Why Technical Trends Are Best on the Foreign Exchange Market
Post on: 25 Май, 2015 No Comment
The foreign exchange market, unlike other markets, is known best for its trendiness. Where stocks tend to trend less and bonds move within a very small margin of error, the foreign exchange market tends to stay in trends for quite some time, picking a direction and sticking with it. There are two reasons for this condition.
Before breaking into the technicalities of the two subsections, it should be important to note that the foreign exchange market is a zero sum market, where for each dollar earned, another from someone else is lost.
Many have debated whether this makes foreign exchange a market of reduced expectations, where spreads in the bid and ask prices push the markets out of the favor of the small investor. While that would be true in a market with zero outside influences, where the spread would actually reduce a retail trader’s opportunities for profit, there are a number of outside influences in the foreign exchange market.
Trade Deals and Capital Flows
Two of the biggest actors in the foreign exchange market are central banks and national governments. Central banks tasked with the duty to maximize economic production and unemployment, while keeping reigns on inflation, slowly leak fresh currency into the markets, alternating the speed at which the money supply increases or decreases in order to influence the performance of the economy.
If you were to observe any US dollar denominated pair, you would find that since 1978, no currency has moved in only one direction against the dollar. Instead, thanks to a move towards globalization, the explosion in international businesses, and central bank and government action, all currencies have tended to bounce from a top to bottom every few years. Some currencies are even quite cyclical, running from top to bottom like clockwork, as demonstrated in the USDCAD pair.
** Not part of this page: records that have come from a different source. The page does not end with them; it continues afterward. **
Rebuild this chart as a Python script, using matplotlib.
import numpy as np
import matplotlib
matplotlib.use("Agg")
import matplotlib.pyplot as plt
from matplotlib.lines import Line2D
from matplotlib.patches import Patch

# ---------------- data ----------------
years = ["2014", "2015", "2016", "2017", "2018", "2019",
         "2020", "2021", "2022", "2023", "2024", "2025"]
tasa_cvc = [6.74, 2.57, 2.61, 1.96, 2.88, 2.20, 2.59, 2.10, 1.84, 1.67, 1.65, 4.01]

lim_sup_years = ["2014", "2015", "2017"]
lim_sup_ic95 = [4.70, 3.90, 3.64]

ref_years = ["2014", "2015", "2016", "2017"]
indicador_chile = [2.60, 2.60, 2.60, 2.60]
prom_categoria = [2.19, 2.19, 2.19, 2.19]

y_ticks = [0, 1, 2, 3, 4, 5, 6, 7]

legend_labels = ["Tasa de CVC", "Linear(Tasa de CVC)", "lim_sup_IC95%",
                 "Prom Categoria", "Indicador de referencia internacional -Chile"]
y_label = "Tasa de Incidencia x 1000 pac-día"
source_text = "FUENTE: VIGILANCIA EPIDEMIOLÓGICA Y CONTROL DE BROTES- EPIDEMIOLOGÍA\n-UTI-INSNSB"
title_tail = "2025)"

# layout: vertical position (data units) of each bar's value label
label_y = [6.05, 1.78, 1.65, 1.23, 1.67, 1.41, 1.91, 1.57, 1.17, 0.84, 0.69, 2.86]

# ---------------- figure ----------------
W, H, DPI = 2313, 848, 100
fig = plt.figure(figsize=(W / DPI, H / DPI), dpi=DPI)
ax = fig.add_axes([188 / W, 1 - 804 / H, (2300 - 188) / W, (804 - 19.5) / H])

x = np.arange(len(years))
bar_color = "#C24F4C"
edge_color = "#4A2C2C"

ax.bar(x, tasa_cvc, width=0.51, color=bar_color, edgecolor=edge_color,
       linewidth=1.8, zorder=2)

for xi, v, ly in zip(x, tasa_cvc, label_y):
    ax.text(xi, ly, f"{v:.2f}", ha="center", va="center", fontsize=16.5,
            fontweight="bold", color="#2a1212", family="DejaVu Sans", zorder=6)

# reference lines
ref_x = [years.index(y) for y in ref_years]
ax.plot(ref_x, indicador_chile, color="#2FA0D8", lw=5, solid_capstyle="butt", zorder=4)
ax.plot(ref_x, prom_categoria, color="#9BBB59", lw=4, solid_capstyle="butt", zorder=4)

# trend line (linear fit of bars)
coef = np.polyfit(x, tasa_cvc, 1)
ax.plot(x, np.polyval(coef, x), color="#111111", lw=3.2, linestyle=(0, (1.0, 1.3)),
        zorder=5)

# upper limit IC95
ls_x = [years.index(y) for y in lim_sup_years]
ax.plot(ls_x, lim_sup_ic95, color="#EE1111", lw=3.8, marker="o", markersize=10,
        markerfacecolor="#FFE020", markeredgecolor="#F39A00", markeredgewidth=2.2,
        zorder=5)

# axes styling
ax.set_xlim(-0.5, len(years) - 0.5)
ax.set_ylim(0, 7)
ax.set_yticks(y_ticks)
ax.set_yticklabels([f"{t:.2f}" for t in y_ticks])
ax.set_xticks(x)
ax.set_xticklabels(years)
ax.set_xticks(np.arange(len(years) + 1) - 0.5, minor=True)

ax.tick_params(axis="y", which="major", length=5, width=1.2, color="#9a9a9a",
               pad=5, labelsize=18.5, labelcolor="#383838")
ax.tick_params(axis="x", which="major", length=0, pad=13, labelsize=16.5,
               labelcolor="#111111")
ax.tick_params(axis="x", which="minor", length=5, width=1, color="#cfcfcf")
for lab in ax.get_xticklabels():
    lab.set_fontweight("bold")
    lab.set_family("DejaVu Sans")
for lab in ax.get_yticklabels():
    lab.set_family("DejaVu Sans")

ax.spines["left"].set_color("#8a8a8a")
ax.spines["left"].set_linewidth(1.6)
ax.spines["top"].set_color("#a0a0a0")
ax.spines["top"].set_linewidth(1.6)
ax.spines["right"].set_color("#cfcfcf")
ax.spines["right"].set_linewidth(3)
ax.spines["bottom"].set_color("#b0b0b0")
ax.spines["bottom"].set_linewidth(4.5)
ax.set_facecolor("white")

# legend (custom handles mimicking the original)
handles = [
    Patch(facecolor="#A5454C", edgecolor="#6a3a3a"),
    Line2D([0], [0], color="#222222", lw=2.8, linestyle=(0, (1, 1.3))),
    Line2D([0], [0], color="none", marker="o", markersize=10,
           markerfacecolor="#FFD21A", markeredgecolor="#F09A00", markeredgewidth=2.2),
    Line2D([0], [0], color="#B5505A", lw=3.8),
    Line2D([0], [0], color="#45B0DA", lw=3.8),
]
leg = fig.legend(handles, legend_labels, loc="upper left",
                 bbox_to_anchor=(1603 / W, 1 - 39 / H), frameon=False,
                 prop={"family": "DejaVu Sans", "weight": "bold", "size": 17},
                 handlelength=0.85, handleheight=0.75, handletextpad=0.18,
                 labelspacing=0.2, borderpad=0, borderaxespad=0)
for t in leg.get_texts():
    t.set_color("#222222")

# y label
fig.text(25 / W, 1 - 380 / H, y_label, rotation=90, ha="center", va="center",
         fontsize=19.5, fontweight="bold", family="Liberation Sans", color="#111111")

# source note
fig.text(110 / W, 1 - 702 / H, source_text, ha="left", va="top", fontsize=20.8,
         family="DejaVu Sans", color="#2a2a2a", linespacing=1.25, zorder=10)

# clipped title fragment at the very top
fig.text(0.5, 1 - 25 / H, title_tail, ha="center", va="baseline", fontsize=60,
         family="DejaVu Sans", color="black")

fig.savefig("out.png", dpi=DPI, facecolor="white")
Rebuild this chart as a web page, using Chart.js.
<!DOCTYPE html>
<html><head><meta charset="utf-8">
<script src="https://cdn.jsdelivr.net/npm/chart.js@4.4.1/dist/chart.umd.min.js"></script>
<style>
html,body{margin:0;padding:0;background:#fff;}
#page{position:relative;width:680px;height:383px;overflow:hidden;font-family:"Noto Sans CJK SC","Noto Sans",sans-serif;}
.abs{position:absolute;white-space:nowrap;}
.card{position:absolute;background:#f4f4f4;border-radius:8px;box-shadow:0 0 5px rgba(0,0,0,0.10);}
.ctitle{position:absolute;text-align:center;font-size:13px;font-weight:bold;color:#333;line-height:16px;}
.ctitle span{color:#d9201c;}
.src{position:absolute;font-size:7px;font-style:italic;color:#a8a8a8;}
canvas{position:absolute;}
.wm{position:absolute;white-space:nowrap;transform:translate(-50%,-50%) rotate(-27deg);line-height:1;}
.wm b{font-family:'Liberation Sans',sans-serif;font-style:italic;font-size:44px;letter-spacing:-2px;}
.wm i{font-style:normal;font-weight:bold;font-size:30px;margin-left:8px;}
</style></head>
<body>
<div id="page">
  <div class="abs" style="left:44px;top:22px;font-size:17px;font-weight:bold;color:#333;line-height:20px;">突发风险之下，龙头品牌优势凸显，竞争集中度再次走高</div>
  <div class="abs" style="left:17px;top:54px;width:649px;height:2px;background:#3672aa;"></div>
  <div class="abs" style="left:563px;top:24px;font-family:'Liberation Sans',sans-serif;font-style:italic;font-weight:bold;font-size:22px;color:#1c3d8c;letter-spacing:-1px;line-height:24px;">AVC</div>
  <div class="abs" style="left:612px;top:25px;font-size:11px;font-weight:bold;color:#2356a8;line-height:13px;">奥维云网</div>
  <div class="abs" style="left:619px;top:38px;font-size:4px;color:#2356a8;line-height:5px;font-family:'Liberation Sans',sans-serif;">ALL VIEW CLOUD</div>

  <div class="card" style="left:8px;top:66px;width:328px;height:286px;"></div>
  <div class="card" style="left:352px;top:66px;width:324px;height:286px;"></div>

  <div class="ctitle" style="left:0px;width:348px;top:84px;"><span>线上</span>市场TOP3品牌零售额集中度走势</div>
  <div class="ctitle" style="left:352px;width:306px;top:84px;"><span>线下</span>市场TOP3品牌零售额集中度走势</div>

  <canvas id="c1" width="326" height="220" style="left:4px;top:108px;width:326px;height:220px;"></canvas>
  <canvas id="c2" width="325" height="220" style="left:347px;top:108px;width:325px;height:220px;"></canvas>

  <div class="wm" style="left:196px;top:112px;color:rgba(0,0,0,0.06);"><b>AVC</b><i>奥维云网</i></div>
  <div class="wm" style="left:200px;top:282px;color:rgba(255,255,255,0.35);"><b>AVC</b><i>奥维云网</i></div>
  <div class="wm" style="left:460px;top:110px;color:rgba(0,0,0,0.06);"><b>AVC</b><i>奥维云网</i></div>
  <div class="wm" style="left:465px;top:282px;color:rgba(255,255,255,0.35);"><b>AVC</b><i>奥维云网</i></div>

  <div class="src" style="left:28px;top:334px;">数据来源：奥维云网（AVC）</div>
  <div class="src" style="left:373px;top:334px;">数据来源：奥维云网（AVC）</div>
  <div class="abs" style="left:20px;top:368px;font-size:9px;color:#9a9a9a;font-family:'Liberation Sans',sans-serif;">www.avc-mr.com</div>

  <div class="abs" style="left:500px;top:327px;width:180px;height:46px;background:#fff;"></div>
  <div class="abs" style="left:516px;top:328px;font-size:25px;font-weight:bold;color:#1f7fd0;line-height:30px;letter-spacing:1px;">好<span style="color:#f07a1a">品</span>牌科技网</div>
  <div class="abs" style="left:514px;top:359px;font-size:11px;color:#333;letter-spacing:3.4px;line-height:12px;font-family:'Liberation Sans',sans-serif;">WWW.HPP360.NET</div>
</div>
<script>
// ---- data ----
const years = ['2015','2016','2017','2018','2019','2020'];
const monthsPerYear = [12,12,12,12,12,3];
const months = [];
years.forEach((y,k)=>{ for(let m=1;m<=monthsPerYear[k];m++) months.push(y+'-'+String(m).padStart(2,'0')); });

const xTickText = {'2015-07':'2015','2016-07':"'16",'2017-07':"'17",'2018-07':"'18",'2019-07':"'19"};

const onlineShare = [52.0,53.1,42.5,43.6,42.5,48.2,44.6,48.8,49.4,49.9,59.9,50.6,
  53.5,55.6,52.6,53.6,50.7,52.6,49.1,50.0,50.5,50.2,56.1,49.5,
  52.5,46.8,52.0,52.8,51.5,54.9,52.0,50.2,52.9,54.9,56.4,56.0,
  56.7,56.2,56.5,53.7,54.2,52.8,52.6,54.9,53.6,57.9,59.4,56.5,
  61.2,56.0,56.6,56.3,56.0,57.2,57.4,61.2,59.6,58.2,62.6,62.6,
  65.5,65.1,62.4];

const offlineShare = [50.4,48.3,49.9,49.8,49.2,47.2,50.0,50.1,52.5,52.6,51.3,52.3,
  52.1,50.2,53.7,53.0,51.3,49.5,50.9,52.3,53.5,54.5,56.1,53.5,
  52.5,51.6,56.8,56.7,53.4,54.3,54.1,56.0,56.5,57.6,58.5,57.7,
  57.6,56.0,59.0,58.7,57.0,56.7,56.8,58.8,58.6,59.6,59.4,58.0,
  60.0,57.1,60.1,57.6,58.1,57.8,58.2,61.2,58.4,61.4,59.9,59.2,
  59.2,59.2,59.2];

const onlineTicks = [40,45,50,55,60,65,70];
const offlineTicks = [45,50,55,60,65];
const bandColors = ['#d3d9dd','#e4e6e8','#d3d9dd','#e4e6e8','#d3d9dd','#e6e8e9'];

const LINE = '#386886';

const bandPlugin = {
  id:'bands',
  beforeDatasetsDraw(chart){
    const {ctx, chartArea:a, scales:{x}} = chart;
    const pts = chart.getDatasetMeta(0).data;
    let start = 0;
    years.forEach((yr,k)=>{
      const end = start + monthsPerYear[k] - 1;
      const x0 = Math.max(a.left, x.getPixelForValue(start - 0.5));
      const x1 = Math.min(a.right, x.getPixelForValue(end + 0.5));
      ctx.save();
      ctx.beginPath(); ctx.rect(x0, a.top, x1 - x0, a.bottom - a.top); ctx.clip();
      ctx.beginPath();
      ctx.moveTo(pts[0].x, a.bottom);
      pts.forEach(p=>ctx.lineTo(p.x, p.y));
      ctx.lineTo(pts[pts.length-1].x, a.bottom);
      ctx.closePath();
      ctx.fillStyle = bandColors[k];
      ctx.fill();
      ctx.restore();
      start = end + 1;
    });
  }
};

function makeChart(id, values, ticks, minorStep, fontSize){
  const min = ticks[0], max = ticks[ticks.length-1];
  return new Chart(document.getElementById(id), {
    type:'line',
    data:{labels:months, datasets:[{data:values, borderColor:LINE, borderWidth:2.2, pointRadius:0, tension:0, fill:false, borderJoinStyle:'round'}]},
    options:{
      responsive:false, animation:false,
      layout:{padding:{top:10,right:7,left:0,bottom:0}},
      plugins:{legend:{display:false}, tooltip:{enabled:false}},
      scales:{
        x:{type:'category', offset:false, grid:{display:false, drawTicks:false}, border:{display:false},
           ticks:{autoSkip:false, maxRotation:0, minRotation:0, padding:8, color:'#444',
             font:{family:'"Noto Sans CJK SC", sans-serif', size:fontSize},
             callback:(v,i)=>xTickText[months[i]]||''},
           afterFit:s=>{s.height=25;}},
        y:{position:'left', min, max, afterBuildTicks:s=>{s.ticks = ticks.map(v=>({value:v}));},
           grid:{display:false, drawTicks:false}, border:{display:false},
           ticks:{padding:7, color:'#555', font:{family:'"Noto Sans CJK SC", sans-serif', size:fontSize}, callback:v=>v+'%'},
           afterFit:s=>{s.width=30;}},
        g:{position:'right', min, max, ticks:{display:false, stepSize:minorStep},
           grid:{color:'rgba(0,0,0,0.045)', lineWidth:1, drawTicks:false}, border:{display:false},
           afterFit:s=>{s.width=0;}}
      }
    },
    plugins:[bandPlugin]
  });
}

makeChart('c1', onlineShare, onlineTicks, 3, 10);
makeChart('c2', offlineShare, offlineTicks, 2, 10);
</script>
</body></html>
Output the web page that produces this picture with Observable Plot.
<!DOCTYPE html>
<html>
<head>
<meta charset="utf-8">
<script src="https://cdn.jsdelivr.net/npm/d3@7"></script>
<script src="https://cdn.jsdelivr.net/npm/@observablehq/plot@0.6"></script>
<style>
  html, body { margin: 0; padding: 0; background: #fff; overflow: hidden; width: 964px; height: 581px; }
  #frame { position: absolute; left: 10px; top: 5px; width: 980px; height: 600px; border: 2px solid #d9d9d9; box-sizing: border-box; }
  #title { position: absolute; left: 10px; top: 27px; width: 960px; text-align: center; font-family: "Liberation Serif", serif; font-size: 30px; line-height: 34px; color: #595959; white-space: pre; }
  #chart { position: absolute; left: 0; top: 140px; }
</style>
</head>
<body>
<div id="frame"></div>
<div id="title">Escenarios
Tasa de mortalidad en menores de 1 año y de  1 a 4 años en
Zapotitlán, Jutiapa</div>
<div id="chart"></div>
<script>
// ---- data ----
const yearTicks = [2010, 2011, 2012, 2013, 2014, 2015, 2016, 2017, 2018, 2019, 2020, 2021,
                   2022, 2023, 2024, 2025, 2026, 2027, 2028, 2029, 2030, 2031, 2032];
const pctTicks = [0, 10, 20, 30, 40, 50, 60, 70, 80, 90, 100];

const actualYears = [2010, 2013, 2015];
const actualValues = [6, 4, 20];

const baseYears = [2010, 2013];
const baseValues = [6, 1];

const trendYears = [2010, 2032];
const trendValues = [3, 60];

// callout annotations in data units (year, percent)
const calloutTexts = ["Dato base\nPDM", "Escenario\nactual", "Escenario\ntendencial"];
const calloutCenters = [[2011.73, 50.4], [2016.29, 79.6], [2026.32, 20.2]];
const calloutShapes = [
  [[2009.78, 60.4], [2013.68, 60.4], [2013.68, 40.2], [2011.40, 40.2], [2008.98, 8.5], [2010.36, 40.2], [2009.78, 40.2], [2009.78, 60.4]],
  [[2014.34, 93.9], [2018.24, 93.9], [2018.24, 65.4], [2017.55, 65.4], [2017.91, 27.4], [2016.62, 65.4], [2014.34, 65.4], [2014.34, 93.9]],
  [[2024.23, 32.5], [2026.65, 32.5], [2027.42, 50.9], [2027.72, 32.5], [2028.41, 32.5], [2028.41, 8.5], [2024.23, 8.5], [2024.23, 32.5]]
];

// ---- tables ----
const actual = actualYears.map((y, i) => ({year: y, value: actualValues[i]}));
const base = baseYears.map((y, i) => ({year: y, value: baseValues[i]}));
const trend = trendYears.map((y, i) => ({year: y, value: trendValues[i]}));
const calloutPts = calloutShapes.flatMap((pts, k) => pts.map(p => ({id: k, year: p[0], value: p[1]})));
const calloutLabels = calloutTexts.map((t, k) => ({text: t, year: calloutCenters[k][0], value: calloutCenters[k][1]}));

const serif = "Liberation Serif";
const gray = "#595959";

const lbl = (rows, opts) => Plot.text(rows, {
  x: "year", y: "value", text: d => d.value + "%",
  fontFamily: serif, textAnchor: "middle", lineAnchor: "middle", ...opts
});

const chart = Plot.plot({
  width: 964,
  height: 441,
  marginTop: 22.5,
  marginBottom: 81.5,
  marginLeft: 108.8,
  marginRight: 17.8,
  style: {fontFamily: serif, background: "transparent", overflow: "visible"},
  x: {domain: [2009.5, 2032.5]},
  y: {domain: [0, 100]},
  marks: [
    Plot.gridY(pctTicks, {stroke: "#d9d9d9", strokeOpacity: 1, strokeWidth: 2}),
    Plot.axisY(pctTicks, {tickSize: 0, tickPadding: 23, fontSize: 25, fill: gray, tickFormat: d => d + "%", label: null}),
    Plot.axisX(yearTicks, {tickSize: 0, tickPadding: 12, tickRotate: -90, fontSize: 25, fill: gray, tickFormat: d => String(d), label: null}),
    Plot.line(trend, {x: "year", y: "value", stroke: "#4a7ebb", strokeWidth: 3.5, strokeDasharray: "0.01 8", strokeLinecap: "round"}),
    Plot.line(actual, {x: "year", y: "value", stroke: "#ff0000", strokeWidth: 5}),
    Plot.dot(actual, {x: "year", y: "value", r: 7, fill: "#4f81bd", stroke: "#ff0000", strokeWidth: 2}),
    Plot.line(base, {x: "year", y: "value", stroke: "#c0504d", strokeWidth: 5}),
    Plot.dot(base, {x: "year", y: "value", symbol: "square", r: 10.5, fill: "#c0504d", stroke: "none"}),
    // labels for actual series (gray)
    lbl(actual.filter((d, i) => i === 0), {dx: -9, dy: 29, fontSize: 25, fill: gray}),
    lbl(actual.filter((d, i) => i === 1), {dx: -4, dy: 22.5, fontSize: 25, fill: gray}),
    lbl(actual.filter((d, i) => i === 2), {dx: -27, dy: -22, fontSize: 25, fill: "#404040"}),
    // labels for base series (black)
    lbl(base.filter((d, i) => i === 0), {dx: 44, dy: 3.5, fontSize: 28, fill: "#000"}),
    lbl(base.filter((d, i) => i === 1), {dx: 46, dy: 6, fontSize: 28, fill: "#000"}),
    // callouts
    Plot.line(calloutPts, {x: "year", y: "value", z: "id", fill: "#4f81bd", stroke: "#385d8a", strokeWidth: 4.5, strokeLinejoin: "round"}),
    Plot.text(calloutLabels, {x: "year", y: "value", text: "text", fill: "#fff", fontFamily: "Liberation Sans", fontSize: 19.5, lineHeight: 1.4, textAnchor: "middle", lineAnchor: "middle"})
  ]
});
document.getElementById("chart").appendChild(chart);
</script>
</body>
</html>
This trending is due partly because of normal economic consequences of expensive or inexpensive currencies among trading partners (Canada and the United States are to each other their biggest trading partner), and also due partly to central bank decisions to raise or lower the value of each currency.
When currency becomes too valuable, one trading partner is effectively priced out of importing anything, while another is able to buy up goods from the other cheaply. This imbalance is eventually worked out, at least temporarily, until the pendulum of the foreign exchange market swings to the other side and the currencies switch roles.
Short Term Speculative Interest
Beside the long term effects of free markets and central bank activity, in the short term, the foreign exchange market tends to trend due to the sheer amount of speculators inside the market. While only a small fraction of the total daily trading volume can be attributed to real exchanges between one currency and another for practical purposes, the remainder, a majority, is pure speculative interest.
Therefore, when the giants of the world need to swap Dollars for Euros, thus causing a run in price, speculative support enters the market to ride the wave up or down. With so much speculative money in the market, momentum in either direction can build quickly. If, for example, half the market is short Euros and half is long Euros, and suddenly half the longs are taken out from a large sell order, suddenly the market shifts and those who were holding long are exposed to losses. Should those who are long then sell their holdings, the price only dives further.
In short, the forex markets maintain their fluidity and trend more than other markets due mostly to their size. With a potential 6.7 billion people participating at any one time through direct speculation, or by purchasing a product manufactured in another country, the sheer amount of volume and market actors make it more fluid, less volatile, and trendier than any other market in the world.